Sigaud participou do 38º Salão Nacional de Belas Artes, organizado em 1931 pelo urbanista Lucio Costa, edição que ficou conhecida como Salão Revolucionário por permitir a exibição da obra de todos os inscritos. Isso causou o afastamento do urbanista da direção da instituição.

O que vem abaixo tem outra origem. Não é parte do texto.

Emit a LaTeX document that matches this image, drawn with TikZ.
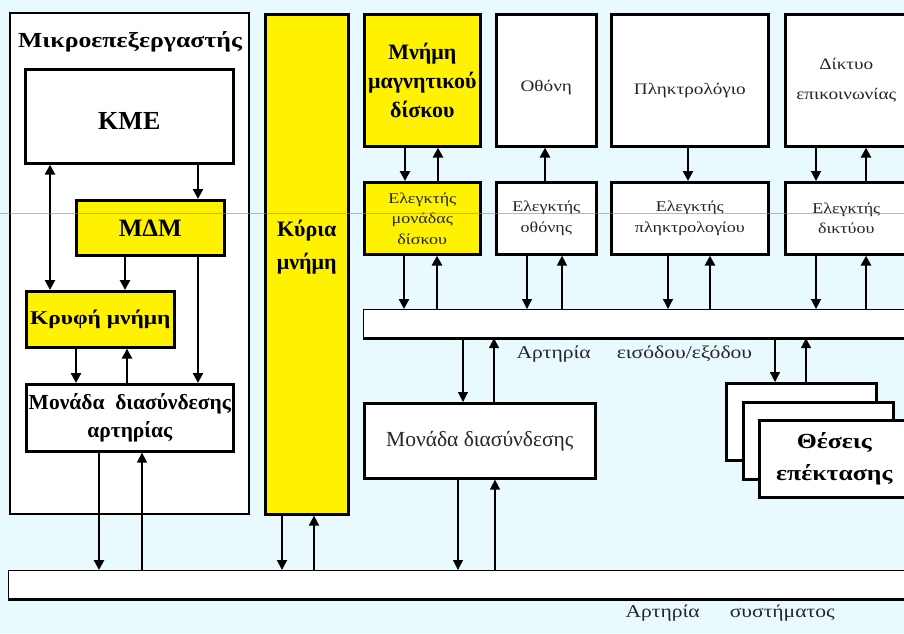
\documentclass[tikz,border=0pt]{standalone}
\usepackage{fontspec}
\setmainfont{Liberation Serif}
\newfontfamily\widefont[FakeStretch=1.2]{Liberation Serif}
\usetikzlibrary{arrows.meta,positioning}

\definecolor{bgcyan}{RGB}{233,250,255}
\definecolor{guideblue}{RGB}{110,140,210}

\begin{document}
\begin{tikzpicture}[x=1pt,y=-1pt,
  box/.style={draw, line width=2.6pt, fill=white, anchor=north west, inner sep=0pt, align=center},
  ybox/.style={box, fill=yellow},
  bus/.style={draw, line width=1.2pt, fill=white, anchor=north west, inner sep=0pt},
  thk/.style={line width=2.6pt, -{Triangle[width=10pt,length=10pt]}},
  mid/.style={line width=1.8pt, -{Triangle[width=10pt,length=10pt]}},
  thn/.style={line width=1.3pt, -{Triangle[width=10pt,length=10pt]}},
  bigb/.style={font=\bfseries\fontsize{26}{27}\selectfont},
  midb/.style={font=\widefont\bfseries\fontsize{19.5}{30}\selectfont},
  plain/.style={font=\widefont\fontsize{16}{30}\selectfont, text=black!85},
  small/.style={font=\widefont\fontsize{15}{20.5}\selectfont, text=black!85},
  lbl/.style={anchor=west, font=\widefont\fontsize{18}{20}\selectfont, text=black!85},
]
\useasboundingbox (0,0) rectangle (904,633);
\fill[bgcyan] (0,0) rectangle (904,633);
\clip (0,0) rectangle (904,633);

% microprocessor
\node[box, line width=2.2pt, minimum width=239pt, minimum height=501pt] (mp) at (9,12) {};
\node[font=\widefont\bfseries\fontsize{21.5}{24}\selectfont] (mptitle) at (130,42) {Μικροεπεξεργαστής};
\node[box, bigb, minimum width=208pt, minimum height=94pt] (kme) at (24,68) {\raisebox{-13pt}[0pt][0pt]{ΚΜΕ}};
\node[ybox, bigb, font=\bfseries\fontsize{25}{26}\selectfont, minimum width=148pt, minimum height=55pt] (mdm) at (75,199) {ΜΔΜ};
\node[ybox, midb, minimum width=148pt, minimum height=56pt] (cache) at (25,290) {Κρυφή μνήμη};
\node[box, font=\bfseries\fontsize{21.5}{28}\selectfont, minimum width=207pt, minimum height=67pt] (biu) at (25,383) {Μονάδα\ \ διασύνδεσης\\αρτηρίας};

% main memory
\node[ybox, minimum width=83pt, minimum height=500pt] (ram) at (264,13) {};
\node[font=\bfseries\fontsize{22}{33}\selectfont, align=center] (ramtxt) at ([yshift=17pt]ram.center) {Κύρια\\μνήμη};

% devices and controllers
\node[ybox, font=\bfseries\fontsize{22}{29}\selectfont, minimum width=116pt, minimum height=132pt] (disk) at (363,13) {Μνήμη\\μαγνητικού\\δίσκου};
\node[ybox, small, minimum width=116pt, minimum height=72pt] (diskctl) at (363,181) {Ελεγκτής\\μονάδας\\δίσκου};
\node[box, plain, minimum width=100pt, minimum height=132pt] (scr) at (495,13) {\raisebox{-11pt}[0pt][0pt]{Οθόνη}};
\node[box, small, minimum width=100pt, minimum height=72pt] (scrctl) at (495,181) {Ελεγκτής\\οθόνης};
\node[box, plain, minimum width=157pt, minimum height=132pt] (kbd) at (610,13) {\raisebox{-14pt}[0pt][0pt]{Πληκτρολόγιο}};
\node[box, small, minimum width=157pt, minimum height=72pt] (kbdctl) at (610,181) {Ελεγκτής\\πληκτρολογίου};
\node[box, plain, minimum width=122pt, minimum height=132pt] (net) at (784,13) {Δίκτυο\\επικοινωνίας};
\node[box, small, minimum width=122pt, minimum height=72pt] (netctl) at (784,181) {Ελεγκτής\\δικτύου};

% buses
\node[bus, minimum width=560pt, minimum height=28pt] (iobus) at (363,309) {};
\draw[line width=2.6pt] (iobus.south west) -- (iobus.south east);
\node[bus, minimum width=910pt, minimum height=28pt] (sysbus) at (8,570) {};
\draw[line width=2.6pt] (sysbus.south west) -- (sysbus.south east);
\node[lbl] (iolbl) at (513,354) {Αρτηρία\hspace{26pt}εισόδου/εξόδου};
\node[lbl] (syslbl) at (622,613) {Αρτηρία\hspace{30pt}συστήματος};

% interface unit and expansion slots
\node[box, font=\fontsize{21.5}{24}\selectfont, text=black!85, minimum width=231pt, minimum height=75pt] (iou) at (363,402) {Μονάδα διασύνδεσης};
\foreach \i/\x/\y in {1/725/382, 2/742/401, 3/758/419}
  \node[box, minimum width=150pt, minimum height=77pt] (s\i) at (\x,\y) {};
\node[font=\widefont\bfseries\fontsize{21.5}{32}\selectfont, align=center] (slottxt) at (s3.center) {Θέσεις\\επέκτασης};

% links
\draw[thk, {Triangle[width=10pt,length=10pt]}-{Triangle[width=10pt,length=10pt]}] (kme.south -| 50,0) -- (cache.north -| 50,0);
\foreach \a/\b/\x/\w in {kme/mdm/198/thk, mdm/cache/125/thk, mdm/biu/198/thk, cache/biu/76/thk,
    biu/sysbus/99/thk, ram/sysbus/282/mid, disk/diskctl/405/thk, diskctl/iobus/404/thk,
    scrctl/iobus/527/thn, kbd/kbdctl/688/thk, kbdctl/iobus/668/thn, net/netctl/816/thn,
    netctl/iobus/816/thn, iobus/iou/463/thn, iou/sysbus/458/thn, iobus/s1/775/thn}
  \draw[\w] (\a.south -| \x,0) -- (\b.north -| \x,0);
\foreach \a/\b/\x/\w in {cache/biu/127/thk, biu/sysbus/142/thn, ram/sysbus/314/mid,
    disk/diskctl/438/thk, diskctl/iobus/437/thk, scr/scrctl/545/thk, scrctl/iobus/562/thn,
    kbdctl/iobus/710/thk, net/netctl/866/thk, netctl/iobus/866/thk, iobus/iou/494/thn,
    iou/sysbus/495/thn, iobus/s1/806/thn}
  \draw[\w] (\b.north -| \x,0) -- (\a.south -| \x,0);

% guide line
\coordinate (gl) at (0,213);
\coordinate (gr) at (904,213);
\draw[guideblue, line width=0.6pt, opacity=0.6] (gl) -- (gr);
\end{tikzpicture}
\end{document}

Sigaud ficou conhecido como o pintor dos operários, e explora em suas telas, de maneira intensa e militante, o tema do trabalho, sobretudo a partir de meados dos anos 1930. É quando passa a participar do Grupo Portinari, em 1935, e assume uma postura explícita de defesa de formas de expressão mais populares, como a pintura mural. “Seu trabalho vai dentro desse ideal de artistas modernistas, que é de valorizar a identidade brasileira. O programa de pintura mural se dá a partir de um conhecimento e uma reflexão sobre o que se debatia internacionalmente, como o muralismo mexicano e a própria síntese das artes do Le Corbusier. E tinha um pouco da pintura decorativa, que era uma questão mais francesa”, aponta Evangelista.

Após a sua fase de retratar trabalhadores e operários, ao observar o trabalho rural em Jacarezinho, Sigaud acrescenta as mulheres em sua obra. “Isso também é interessante, porque na construção civil não deveria ter muitas mulheres, mas no trabalho rural sim”, apontou a pesquisadora.